The Wood Museum in Trondheim, Norway, displays fourteen different traditional profiles, but a basic form of log construction was used all over North Europe and Asia and later imported to America.

Log construction was especially suited to Scandinavia, where straight, tall tree trunks (pine and spruce) are readily available. With suitable tools, a log cabin can be erected from scratch in days by a family. As no chemical reaction is involved, such as hardening of mortar, a log cabin can be erected in any weather or season. Many older towns in Northern Scandinavia have been built exclusively out of log houses, which have been decorated by board paneling and wood cuttings. Today, construction of modern log cabins as leisure homes is a fully developed industry in Finland and Sweden. Modern log cabins often feature fiberglass insulation and are sold as prefabricated kits machined in a factory, rather than hand-built in the field like ancient log cabins.

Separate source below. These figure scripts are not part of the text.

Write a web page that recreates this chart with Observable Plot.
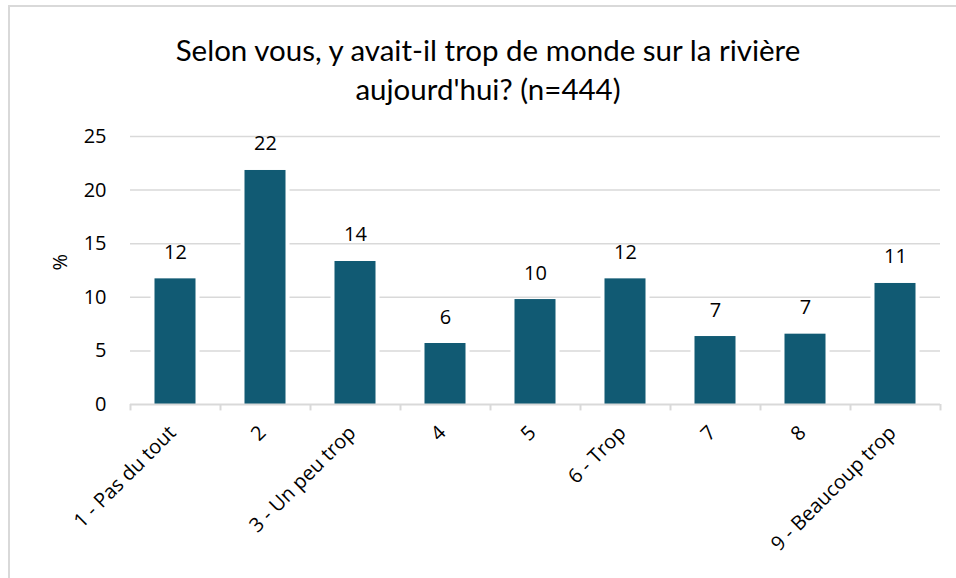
<!DOCTYPE html>
<html>
<head>
<meta charset="utf-8">
<script src="https://cdn.jsdelivr.net/npm/d3@7"></script>
<script src="https://cdn.jsdelivr.net/npm/@observablehq/plot@0.6"></script>
<style>
  html, body { margin: 0; padding: 0; background: #fff; width: 956px; height: 578px; overflow: hidden; }
  #frame { position: absolute; left: 8px; top: 5px; width: 960px; height: 590px;
           border-left: 2px solid #d9d9d9; border-top: 2px solid #d9d9d9; }
  #title { position: absolute; left: 0; width: 976px; top: 30px; text-align: center;
           font-family: Lato, sans-serif; font-size: 29.5px; line-height: 39px; color: #000; }
  #chart { position: absolute; left: 0; top: 110px; }
</style>
</head>
<body>
<div id="frame"></div>
<div id="title">Selon vous, y avait-il trop de monde sur la rivière<br>aujourd'hui? (n=444)</div>
<div id="chart"></div>
<script>
const categories = ["1 - Pas du tout", "2", "3 - Un peu trop", "4", "5", "6 - Trop", "7", "8", "9 - Beaucoup trop"];
const values = [11.72, 21.83, 13.34, 5.69, 9.79, 11.72, 6.34, 6.56, 11.29];
const labels = ["12", "22", "14", "6", "10", "12", "7", "7", "11"];
const yTicks = [0, 5, 10, 15, 20, 25];
const gridTicks = [5, 10, 15, 20, 25];

const data = categories.map((c, i) => ({cat: c, value: values[i], label: labels[i]}));

const barColor = "#115a73";
const gridColor = "#d9d9d9";
const font = "'Open Sans', sans-serif";

const plot = Plot.plot({
  width: 956,
  height: 468,
  marginTop: 26,
  marginBottom: 174,
  marginLeft: 130,
  marginRight: 16,
  style: { fontFamily: font, fontSize: "20px", color: "#000", background: "transparent" },
  x: { domain: categories, padding: 0, label: null },
  y: { domain: [0, 25], label: null },
  marks: [
    Plot.ruleY(gridTicks, { stroke: gridColor, strokeWidth: 1.5 }),
    Plot.barY(data, { x: "cat", y: "value", fill: "white", insetLeft: 20.5, insetRight: 20.5 }),
    Plot.barY(data, { x: "cat", y: "value", fill: barColor, insetLeft: 24.5, insetRight: 24.5 }),
    Plot.ruleY([0], { stroke: gridColor, strokeWidth: 2 }),
    Plot.ruleX(categories, { x: d => d, dx: -45, y1: 0, y2: -0.6, stroke: gridColor, strokeWidth: 2 }),
    Plot.ruleX(categories.slice(-1), { x: d => d, dx: 45, y1: 0, y2: -0.6, stroke: gridColor, strokeWidth: 2 }),
    Plot.text(data, { x: "cat", y: "value", text: "label", dy: -20, lineAnchor: "bottom", fontSize: 20, fill: "#000" }),
    Plot.axisY(yTicks, { tickSize: 0, tickPadding: 24, fontSize: 20, label: null }),
    Plot.text(["%"], { frameAnchor: "left", dx: -70, rotate: -90, fontSize: 20, fill: "#000" }),
    Plot.axisX({ tickSize: 0, tickRotate: -45, tickPadding: 25, dx: -3, fontSize: 20, label: null })
  ]
});
document.getElementById("chart").appendChild(plot);
</script>
</body>
</html>
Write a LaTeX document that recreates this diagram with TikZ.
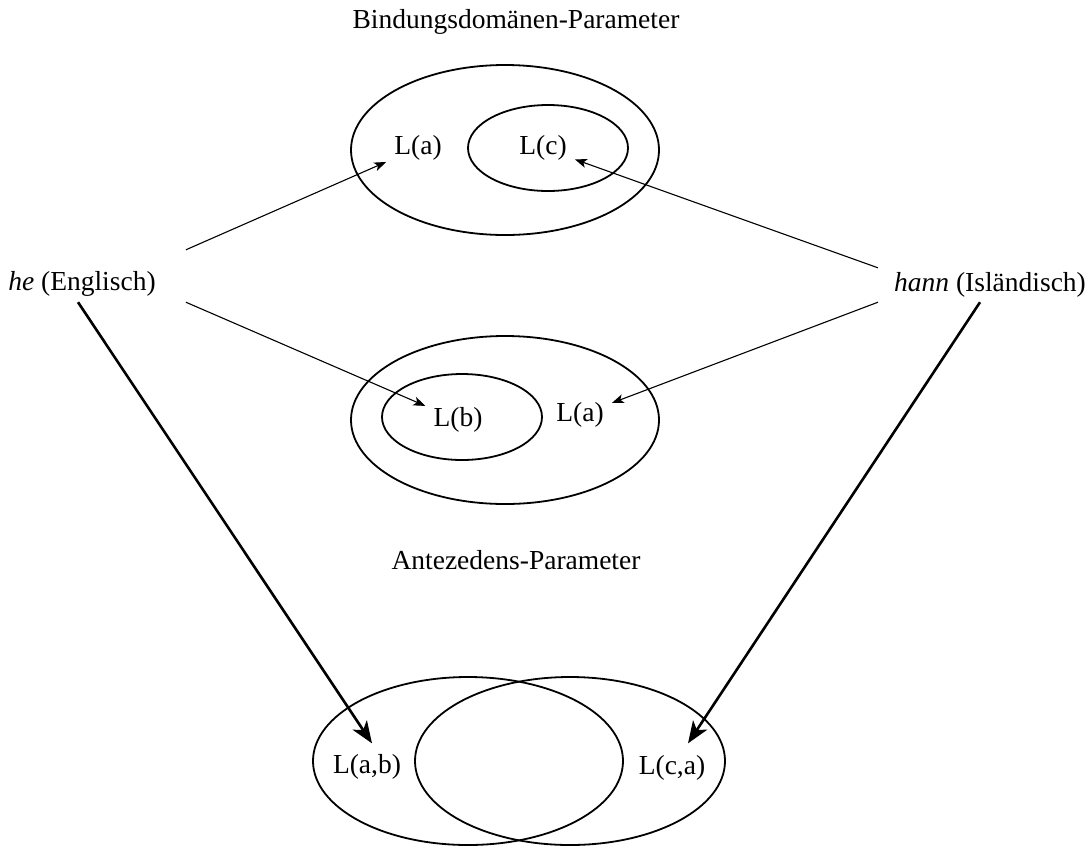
\documentclass[tikz,border=0pt]{standalone}
\usepackage{fontspec}
\setmainfont{Liberation Serif}
\usetikzlibrary{shapes.geometric,arrows.meta}

\tikzset{
  lab/.style={inner sep=0pt, font=\fontsize{27.5}{33}\selectfont},
  tgt/.style={lab, inner sep=8pt},
  oval/.style={ellipse, draw, line width=1.8pt, inner sep=0pt},
  thinarrow/.style={line width=1.1pt, -{Stealth[length=12pt,width=9pt,inset=3pt]}},
  thickarrow/.style={line width=2.6pt, -{Stealth[length=22pt,width=17pt,inset=6pt]}}
}

\begin{document}
\begin{tikzpicture}[x=1pt,y=-1pt]
  \useasboundingbox (0,0) rectangle (1092,847);

  % parameter titles
  \node[lab] (bdtitle) at (516,22) {Bindungsdomänen-Parameter};
  \node[lab] (antitle) at (516,560) {Antezedens-Parameter};

  % binding-domain parameter: L(c) inside L(a)
  \node[oval, minimum width=308pt, minimum height=170pt] (bdouter) at (505,150) {};
  \node[oval, minimum width=160pt, minimum height=86pt] (bdinner) at (548,148) {};
  \node[tgt] (bda) at (418,148) {L(a)};
  \node[tgt] (bdc) at (543,148) {L(c)};

  % antecedent parameter: L(b) inside L(a)
  \node[oval, minimum width=308pt, minimum height=168pt] (anouter) at (505,420) {};
  \node[oval, minimum width=160pt, minimum height=86pt] (aninner) at (462,417) {};
  \node[tgt] (anb) at (458,420) {L(b)};
  \node[tgt] (ana) at (580,415) {L(a)};

  % resulting languages: two overlapping sets
  \node[oval, minimum width=310pt, minimum height=168pt] (resleft) at (468,761) {};
  \node[oval, minimum width=310pt, minimum height=168pt] (resright) at (570,761) {};
  \node[lab] (resab) at (367,767) {L(a,b)};
  \node[lab] (resca) at (672,768) {L(c,a)};

  % the two pronouns
  \node[lab, minimum height=52pt, inner xsep=30pt] (he) at (82,284) {\textit{he} (Englisch)};
  \node[lab, minimum height=34pt, inner xsep=16pt] (hann) at (990,285) {\textit{hann} (Isländisch)};

  % settings of each pronoun
  \draw[thinarrow] ([yshift=8pt]he.north east) -- (bda);
  \draw[thinarrow] ([yshift=8pt]he.south east) -- (anb);
  \draw[thinarrow] (hann.north west) -- (bdc);
  \draw[thinarrow] (hann.south west) -- (ana);

  % combined languages
  \draw[thickarrow] ([xshift=-4pt,yshift=8pt]he.south) -- ([xshift=5pt,yshift=11pt]resab.north);
  \draw[thickarrow] ([xshift=-10pt]hann.south) -- ([xshift=16pt,yshift=12pt]resca.north);
\end{tikzpicture}
\end{document}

Log cabins are mostly constructed without the use of nails and thus derive their stability from simple stacking, with only a few dowel joints for reinforcement. This is because a log cabin tends to compress slightly as it settles, over a few months or years. Nails would soon be out of alignment and torn out.

European settlers in the United States

In the present-day United States, settlers may have first constructed log cabins by 1640. Historians believe that the first log cabins built in North America were in the Swedish colony of Nya Sverige (New Sweden) in the Delaware River and Brandywine River valleys. Most of the settlers were actually Forest Finns, a heavily oppressed Finnish ethnic group originally from Savonia and Tavastia, who starting from the 1500s were displaced or persuaded to go inhabit and practice slash and burn agriculture (which they were famous for in eastern Finland) in the deep forests of inland Sweden and Norway, during Sweden's 600+ year colonial rule over Finland, who since 1640 were being captured and displaced to the colony. After arriving, they would escape the Fort Christina center where the Swedes lived, to go and live in the forest as they did back home. There they encountered the Lenni Lenape tribe of Delaware, whom they found a lot of cultural similarities with (slash & burn agriculture, sweat lodges/saunas, love of forests, etc.), thus they ended up living alongside and even culturally assimilating with them (they are the earlier and lesser-known Findian tribe, being overshadowed by the Ojibwe Findians of Minnesota, Michigan and Ontario, Canada). In those forests, the first log cabins of America were built, using traditional Finnish methods. Even though New Sweden only existed briefly before it was absorbed by the Dutch colony of New Netherland, which was eventually taken over by the English, these quick and easy construction techniques of the Finns not only remained, but spread.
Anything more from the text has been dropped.